As much of a bad dream as Donald Trump’s presidency may be, his young son Barron needs to be off limits from scrutiny and badgering. He should be afforded the opportunity to have as normal a childhood as can be, given the position held by his father. Unfortunately, given the “alternative facts” generally proffered by his father, young Mr. Trump will spend these years continually hearing his dad being lambasted for his lies – and that, too, is a shame.

IV. Long Walk

If I begin by saying Russell Westbrook is having a season like few players have ever had, averaging a triple-double halfway through, I won’t feel bad in adding that Jill Scott couldn’t even have imagined a Long Walk like Westbrook did against the Warriors.
If you didn’t see it, check this out:

While we’re talking traveling, let’s not leave out fellow MVP candidate James Harden, who seems to frequently “Euro-step” his way almost to Europe without being called.

V. Bartolo

MLB pitchers and catchers will be reporting to spring training in less than a month, which leads me to think about the homer-hitting, behind the back-tossing Bartolo Colon, who will spend his 44th birthday as a pitcher for the Atlanta Braves.

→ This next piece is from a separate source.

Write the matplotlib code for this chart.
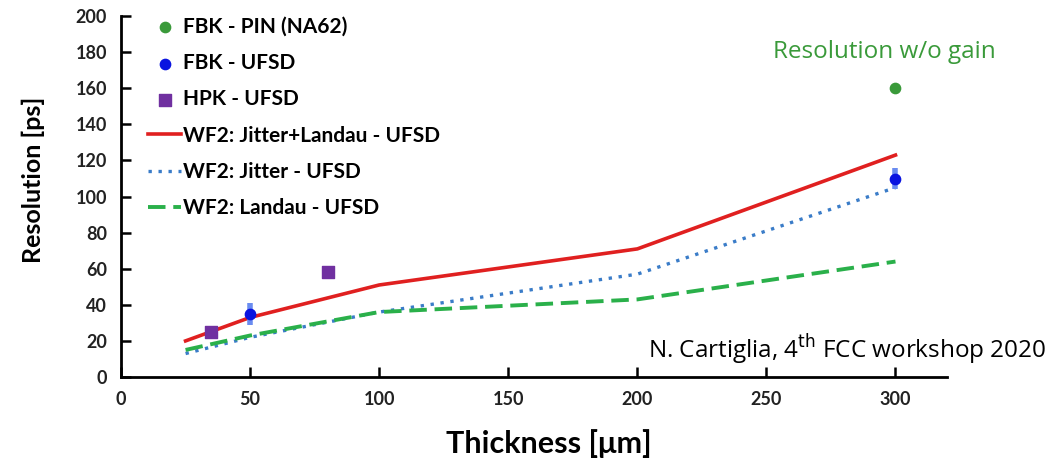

Met fans may regret this over time; while much is always written about the great young arms on the Mets, the 40+ Colon was as key as any of them – and more durable than most of them – during the last couple of years.

VI. Super Bowl

If you have a million or two to invest in a Super Bowl commercial, make sure it runs before the fourth quarter, which may be like that of so many Golden State Warriors’ games, where Steph Curry and the starters never see the floor in the fourth quarter. My guess is that by then the only question may be which Patriot is going to Disney.

VII. Are You Kidding?

Senator Elizabeth Warren was right…Donald Trump can’t stand being beaten (even in just the popular vote) by a girl, nor can he stand his inaugural crowd beaten by women the next day. So he wants a massive voter fraud investigation into how 3-5 million illegals voted, presumably all against him, a widely debunked claim he makes with absolutely no evidence. Perhaps he will offer to fund this wild goose chase with the money he has withheld from taxes.

Of course, he can begin the investigation totally in-house with his racism-peddling aide Steve Bannon, who is registered to vote in two states.